Recyclers also have suggested that restrictions may largely impact exports of lower quality scrap grades like heavy melting scrap, which cannot be wholly consumed within the EU, even if scrap consumption increases in the decarbonization drive.
The EU is the world's largest exporter of ferrous scrap, with 2021 outflows reaching 19.5 million mt, according to Eurostat data.
Near-term scrap quality concerns
The supply of low-residual, high-quality ferrous scrap is under threat amid current steel production and recycling processes, Jeremy Jones, managing partner and steel consultancy CIX, said at the Hamburg conference, known by its German acronym as the BSVE.
EU steel mills looking to switch from blast furnace-based production to electric arc furnace-based production in the near future as part of the EU-led decarbonization drive, will require such scrap, which is low in contaminants such as copper.

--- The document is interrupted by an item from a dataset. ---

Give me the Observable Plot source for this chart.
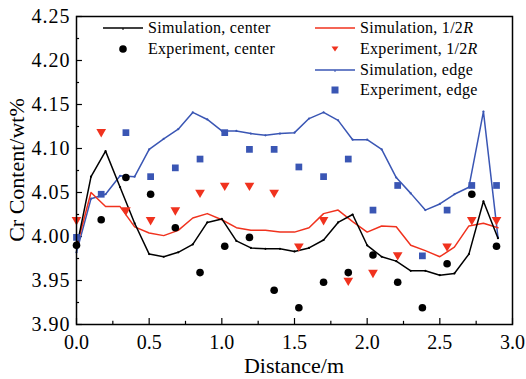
<!DOCTYPE html>
<html><head><meta charset="utf-8">
<script src="https://cdn.jsdelivr.net/npm/d3@7"></script>
<script src="https://cdn.jsdelivr.net/npm/@observablehq/plot@0.6"></script>
<style>
body{margin:0;background:#fff;}
#wrap{position:relative;width:526px;height:379px;font-family:"Liberation Serif","Times New Roman",serif;color:#000;}
.leg{position:absolute;display:flex;align-items:center;font-size:16px;white-space:nowrap;height:20px;letter-spacing:0.3px;}
.leg svg{margin-right:5px;}
.title{position:absolute;font-size:22px;white-space:nowrap;}
</style></head><body><div id="wrap"></div>
<script>
// Simulation positions (m)
const simX = [0,0.1,0.2,0.3,0.4,0.5,0.6,0.7,0.8,0.9,1.0,1.1,1.2,1.3,1.4,1.5,1.6,1.7,1.8,1.9,2.0,2.1,2.2,2.3,2.4,2.5,2.6,2.7,2.8,2.9];
const simCenter = [3.987,4.068,4.097,4.056,4.015,3.980,3.977,3.982,3.991,4.016,4.020,3.995,3.987,3.986,3.986,3.983,3.987,3.996,4.016,4.025,3.990,3.977,3.972,3.961,3.961,3.956,3.958,3.980,4.040,3.998];
const simHalf   = [3.988,4.050,4.034,4.034,4.011,4.004,4.001,4.007,4.021,4.026,4.019,4.010,4.007,4.007,4.005,4.005,4.010,4.026,4.030,4.017,4.005,4.012,4.011,3.990,3.984,3.977,3.988,4.012,4.015,4.010];
const simEdge   = [3.982,4.043,4.048,4.069,4.068,4.099,4.111,4.122,4.141,4.133,4.120,4.120,4.117,4.115,4.117,4.118,4.134,4.141,4.132,4.110,4.110,4.099,4.067,4.049,4.030,4.037,4.048,4.056,4.142,3.999];
// Experiment positions (m)
const expX = [0,0.17,0.34,0.51,0.68,0.85,1.02,1.19,1.36,1.53,1.70,1.87,2.04,2.21,2.38,2.55,2.72,2.89];
const expCenter = [3.990,4.019,4.067,4.048,4.010,3.959,3.989,3.999,3.939,3.919,3.948,3.959,3.979,3.948,3.919,3.969,4.048,3.989];
const expHalf   = [4.019,4.119,4.030,4.019,4.030,4.050,4.058,4.058,4.050,3.989,4.019,3.950,3.959,3.979,null,3.989,4.019,4.019];
const expEdge   = [3.999,4.048,4.118,4.068,4.078,4.088,4.118,4.099,4.099,4.079,4.068,4.088,4.030,4.058,3.978,4.030,4.058,4.058];

const xTicks = [0,0.5,1.0,1.5,2.0,2.5,3.0];
const xMinor = [0.25,0.75,1.25,1.75,2.25,2.75];
const yTicks = [3.90,3.95,4.00,4.05,4.10,4.15,4.20,4.25];
const yMinor = [3.925,3.975,4.025,4.075,4.125,4.175,4.225];

const BLACK = "#000000", RED = "#f0321e", BLUE = "#3a56b4";
const SERIF = '"Liberation Serif", "Times New Roman", serif';

const series = (xs, ys) => xs.map((x,i)=>({x, y: ys[i]})).filter(d => d.y != null);
const sC = series(simX, simCenter), sH = series(simX, simHalf), sE = series(simX, simEdge);
const eC = series(expX, expCenter), eH = series(expX, expHalf), eE = series(expX, expEdge);

const chart = Plot.plot({
  width: 526, height: 379,
  marginLeft: 76, marginRight: 14, marginTop: 16, marginBottom: 55,
  style: {fontFamily: SERIF, fontSize: "20px", color: "#000", background: "#fff"},
  x: {domain: [0, 3]},
  y: {domain: [3.9, 4.25]},
  marks: [
    Plot.axisX({ticks: xTicks, tickSize: 0, tickPadding: 10, tickFormat: d => d.toFixed(1), label: null, fontSize: 20}),
    Plot.axisY({ticks: yTicks, tickSize: 0, tickPadding: 6, tickFormat: d => d.toFixed(2), label: null, fontSize: 20, className: "yax"}),
    Plot.ruleX(xTicks, {x: d => d, y1: 3.9, y2: 3.9 + 0.0068, stroke: "#000", strokeWidth: 1.2}),
    Plot.ruleX(xMinor, {x: d => d, y1: 3.9, y2: 3.9 + 0.0036, stroke: "#000", strokeWidth: 1.2}),
    Plot.ruleY(yTicks, {y: d => d, x1: 0, x2: 0.041, stroke: "#000", strokeWidth: 1.2}),
    Plot.ruleY(yMinor, {y: d => d, x1: 0, x2: 0.021, stroke: "#000", strokeWidth: 1.2}),
    Plot.line(sE, {x: "x", y: "y", stroke: BLUE, strokeWidth: 1.5}),
    Plot.dot(sE, {x: "x", y: "y", r: 1.1, fill: BLUE}),
    Plot.line(sH, {x: "x", y: "y", stroke: RED, strokeWidth: 1.5}),
    Plot.line(sC, {x: "x", y: "y", stroke: BLACK, strokeWidth: 1.5}),
    Plot.dot(sC, {x: "x", y: "y", r: 1.1, fill: BLACK}),
    Plot.dot(eC, {x: "x", y: "y", r: 3.8, fill: BLACK, stroke: "none"}),
    Plot.dot(eH, {x: "x", y: "y", symbol: "triangle", rotate: 180, r: 3.6, fill: RED, stroke: "none"}),
    Plot.dot(eE, {x: "x", y: "y", symbol: "square", r: 3.8, fill: BLUE, stroke: "none"}),
    Plot.frame({stroke: "#000", strokeWidth: 1.5})
  ]
});
// force serif font on every text of the chart
chart.setAttribute("font-family", SERIF);
chart.style.setProperty("font-family", SERIF, "important");
chart.querySelectorAll("g, text, tspan").forEach(el => {
  el.setAttribute("font-family", SERIF);
  el.style.setProperty("font-family", SERIF, "important");
});
chart.querySelectorAll(".yax text, g[aria-label='y-axis tick label'] text").forEach(el => {
  el.style.setProperty("letter-spacing", "1px");
});
const wrap = document.getElementById("wrap");
wrap.appendChild(chart);

function sample(kind, color) {
  let inner = "";
  if (kind === "line") inner = `<line x1="0" y1="6" x2="40" y2="6" stroke="${color}" stroke-width="1.5"/>`;
  if (kind === "linetick") inner = `<line x1="0" y1="6" x2="40" y2="6" stroke="${color}" stroke-width="1.5"/><line x1="20" y1="6" x2="20" y2="8" stroke="${color}" stroke-width="1"/>`;
  if (kind === "dot") inner = `<circle cx="20" cy="6" r="3.8" fill="${color}"/>`;
  if (kind === "tri") inner = `<path d="M16.5,3.5 L23.5,3.5 L20,8.5 Z" fill="${color}"/>`;
  if (kind === "sq") inner = `<rect x="16.5" y="2.5" width="7" height="7" fill="${color}"/>`;
  return `<svg width="40" height="12">${inner}</svg>`;
}
const legendItems = [
  {left: 103, top: 28, kind: "linetick", color: BLACK, text: "Simulation, center"},
  {left: 103, top: 49, kind: "dot", color: BLACK, text: "Experiment, center"},
  {left: 315, top: 28, kind: "line", color: RED, text: "Simulation, 1/2<i>R</i>"},
  {left: 315, top: 49, kind: "tri", color: RED, text: "Experiment, 1/2<i>R</i>"},
  {left: 315, top: 70, kind: "linetick", color: BLUE, text: "Simulation, edge"},
  {left: 315, top: 90, kind: "sq", color: BLUE, text: "Experiment, edge"}
];
for (const it of legendItems) {
  const d = document.createElement("div");
  d.className = "leg";
  d.style.left = it.left + "px";
  d.style.top = (it.top - 10) + "px";
  d.innerHTML = sample(it.kind, it.color) + `<span>${it.text}</span>`;
  wrap.appendChild(d);
}
const xt = document.createElement("div");
xt.className = "title";
xt.textContent = "Distance/m";
xt.style.left = "294px"; xt.style.top = "353px"; xt.style.transform = "translate(-50%,0)";
wrap.appendChild(xt);
const yt = document.createElement("div");
yt.className = "title";
yt.textContent = "Cr Content/wt%";
yt.style.left = "17px"; yt.style.top = "170px"; yt.style.transform = "translate(-50%,-50%) rotate(-90deg)";
wrap.appendChild(yt);
</script></body></html>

"The increased demand within the EU for scrap will mostly come from new EAF-based flat steel production, while export demand for EU-origin ferrous scrap should mostly still come from long steel producers based in Turkey and elsewhere," Jones said.
"It's really important to preserve low-residual scrap but sometimes EU recyclers, who need to fulfil a supply contract with a mill, may blend high-quality low-residual shredded scrap with shred from other obsolete sources, and this raises the level of copper, which is bad for flat steel production," Jones said, noting that blended shredded scrap generally contains 0.25%-0.3% weight copper, compared with high-quality shredded scrap that has around 0.15%-0.17% weight copper.
Copper demand to grow
As demand for electric vehicles grows alongside the EU's decarbonization drive, these cars are likely to contain three-six times more copper, which could mean that shredded scrap from these sources, if the free copper is not removed during dismantling, could have as much as 1% weight content of copper. Such a possibility would strongly limit shredded scrap's reuse for high-quality flat steel production in the EU, Jones said.
If low residual scrap supply is not conserved, EU flat steel mills are likely to need more direct-reduced iron in their raw materials production mix. However, the technology to produce low carbon DRI is still at a nascent stage, which means the carbon footprint of the finished steel may be difficult to reduce in the short term.
More considered design of steel-based products is required to ensure better quality recycled components at end-of-life, as well as stronger commercial incentives for recyclers to remove copper and other residuals, Jones said, adding that "when copper scrap prices are high, processors do a better job of removing it."
The global copper market in 2035 could see a deficit of up to about 1.5 million mt in the high-ambition supply scenario and up to a 9.9 million mt deficit in the rocky-road supply scenario, according to joint S&P Global Commodity Insights-S&P Global Market Intelligence report from July 2022. Concerns over tightening future copper supply, despite an expected surplus over 2023-24, according to Market Intelligence, may support more efficient extraction and recycling of copper from ferrous scrap.